- Material
--- start ---
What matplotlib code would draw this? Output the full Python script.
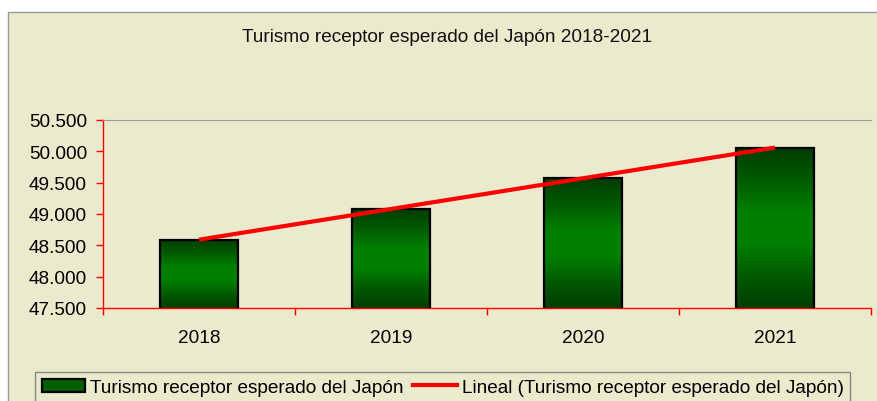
import numpy as np
import matplotlib.pyplot as plt
from matplotlib.colors import LinearSegmentedColormap
from matplotlib.patches import Rectangle, Patch
from matplotlib.lines import Line2D
from matplotlib.ticker import FuncFormatter

years = ['2018', '2019', '2020', '2021']
visitors = [48590, 49080, 49570, 50060]
series_name = 'Turismo receptor esperado del Japón'
trend_name = 'Lineal (Turismo receptor esperado del Japón)'
title = 'Turismo receptor esperado del Japón 2018-2021'

bg = '#ECEACD'
plt.rcParams['font.family'] = ['Liberation Sans', 'DejaVu Sans']
plt.rcParams['font.size'] = 13.7

fig = plt.figure(figsize=(8.77, 4.02), dpi=100, facecolor='white')
# chart area box (starts a bit inside the picture, runs off right and bottom)
fig.patches.append(Rectangle((8 / 877, -0.05), 1.2, 1.05 - 13 / 402, transform=fig.transFigure,
                             facecolor=bg, edgecolor='#9A9A9A', lw=1, zorder=-5))

ax = fig.add_axes([103 / 877, (402 - 309) / 402, 768 / 877, 188 / 402])
ax.set_zorder(2)
ax.set_facecolor(bg)

ymin, ymax = 47500, 50500
x = np.arange(len(years))
w = 0.406

green = LinearSegmentedColormap.from_list('g', ['#003C00', '#005A00', '#007F00', '#007F00', '#005A00', '#003C00'])
grad = np.linspace(0, 1, 256).reshape(-1, 1)

bars = ax.bar(x, visitors, width=w, facecolor='none', edgecolor='black', linewidth=1.6, zorder=3)
for b, v in zip(bars, visitors):
    im = ax.imshow(grad, cmap=green, aspect='auto', zorder=2,
                   extent=(b.get_x(), b.get_x() + w, ymin, v), origin='lower')
    im.set_clip_path(b)

# linear trend line
coef = np.polyfit(x, visitors, 1)
ax.plot(x, np.polyval(coef, x), color='#FF0000', lw=3, solid_capstyle='butt', zorder=4)

ax.set_xlim(-0.5, len(years) - 0.5)
ax.set_ylim(ymin, ymax)
ax.set_yticks(np.arange(ymin, ymax + 1, 500))
ax.yaxis.set_major_formatter(FuncFormatter(lambda v, p: f'{v:,.0f}'.replace(',', '.')))

ax.set_xticks(np.arange(-0.5, len(years), 1.0))
ax.set_xticklabels([])
ax.set_xticks(x, minor=True)
ax.set_xticklabels(years, minor=True)
ax.tick_params(axis='x', which='major', direction='out', length=5, color='red', width=1)
ax.tick_params(axis='x', which='minor', length=0, pad=15)
ax.tick_params(axis='y', direction='out', length=5, color='red', width=1, pad=6.5)

for s in ['left', 'bottom']:
    ax.spines[s].set_color('red')
    ax.spines[s].set_linewidth(1)
ax.spines['top'].set_color('#9A9A9A')
ax.spines['right'].set_visible(False)

fig.text(447 / 877, 1 - 38 / 402, title, ha='center', va='center', color='#111111')

handles = [Patch(facecolor='#006000', edgecolor='black', linewidth=1.6),
           Line2D([0], [0], color='#FF0000', lw=3)]
leg = fig.legend(handles, [series_name, trend_name], ncol=2, loc='upper left',
                 bbox_to_anchor=(35 / 877, 1 - 373 / 402), frameon=True, fancybox=False,
                 handlelength=2.3, handletextpad=0.25, columnspacing=0.5, borderpad=0.35,
                 borderaxespad=0)
leg.get_frame().set_edgecolor('#707070')
leg.get_frame().set_facecolor(bg)
leg.get_frame().set_linewidth(1)

fig.savefig('out.png', dpi=100)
--- end ---
- What you should do
Return the full material word for word. Do not include the pictures.

- Result of this task
What matplotlib code would draw this? Output the full Python script.
import numpy as np
import matplotlib.pyplot as plt
from matplotlib.colors import LinearSegmentedColormap
from matplotlib.patches import Rectangle, Patch
from matplotlib.lines import Line2D
from matplotlib.ticker import FuncFormatter

years = ['2018', '2019', '2020', '2021']
visitors = [48590, 49080, 49570, 50060]
series_name = 'Turismo receptor esperado del Japón'
trend_name = 'Lineal (Turismo receptor esperado del Japón)'
title = 'Turismo receptor esperado del Japón 2018-2021'

bg = '#ECEACD'
plt.rcParams['font.family'] = ['Liberation Sans', 'DejaVu Sans']
plt.rcParams['font.size'] = 13.7

fig = plt.figure(figsize=(8.77, 4.02), dpi=100, facecolor='white')
# chart area box (starts a bit inside the picture, runs off right and bottom)
fig.patches.append(Rectangle((8 / 877, -0.05), 1.2, 1.05 - 13 / 402, transform=fig.transFigure,
                             facecolor=bg, edgecolor='#9A9A9A', lw=1, zorder=-5))

ax = fig.add_axes([103 / 877, (402 - 309) / 402, 768 / 877, 188 / 402])
ax.set_zorder(2)
ax.set_facecolor(bg)

ymin, ymax = 47500, 50500
x = np.arange(len(years))
w = 0.406

green = LinearSegmentedColormap.from_list('g', ['#003C00', '#005A00', '#007F00', '#007F00', '#005A00', '#003C00'])
grad = np.linspace(0, 1, 256).reshape(-1, 1)

bars = ax.bar(x, visitors, width=w, facecolor='none', edgecolor='black', linewidth=1.6, zorder=3)
for b, v in zip(bars, visitors):
    im = ax.imshow(grad, cmap=green, aspect='auto', zorder=2,
                   extent=(b.get_x(), b.get_x() + w, ymin, v), origin='lower')
    im.set_clip_path(b)

# linear trend line
coef = np.polyfit(x, visitors, 1)
ax.plot(x, np.polyval(coef, x), color='#FF0000', lw=3, solid_capstyle='butt', zorder=4)

ax.set_xlim(-0.5, len(years) - 0.5)
ax.set_ylim(ymin, ymax)
ax.set_yticks(np.arange(ymin, ymax + 1, 500))
ax.yaxis.set_major_formatter(FuncFormatter(lambda v, p: f'{v:,.0f}'.replace(',', '.')))

ax.set_xticks(np.arange(-0.5, len(years), 1.0))
ax.set_xticklabels([])
ax.set_xticks(x, minor=True)
ax.set_xticklabels(years, minor=True)
ax.tick_params(axis='x', which='major', direction='out', length=5, color='red', width=1)
ax.tick_params(axis='x', which='minor', length=0, pad=15)
ax.tick_params(axis='y', direction='out', length=5, color='red', width=1, pad=6.5)

for s in ['left', 'bottom']:
    ax.spines[s].set_color('red')
    ax.spines[s].set_linewidth(1)
ax.spines['top'].set_color('#9A9A9A')
ax.spines['right'].set_visible(False)

fig.text(447 / 877, 1 - 38 / 402, title, ha='center', va='center', color='#111111')

handles = [Patch(facecolor='#006000', edgecolor='black', linewidth=1.6),
           Line2D([0], [0], color='#FF0000', lw=3)]
leg = fig.legend(handles, [series_name, trend_name], ncol=2, loc='upper left',
                 bbox_to_anchor=(35 / 877, 1 - 373 / 402), frameon=True, fancybox=False,
                 handlelength=2.3, handletextpad=0.25, columnspacing=0.5, borderpad=0.35,
                 borderaxespad=0)
leg.get_frame().set_edgecolor('#707070')
leg.get_frame().set_facecolor(bg)
leg.get_frame().set_linewidth(1)

fig.savefig('out.png', dpi=100)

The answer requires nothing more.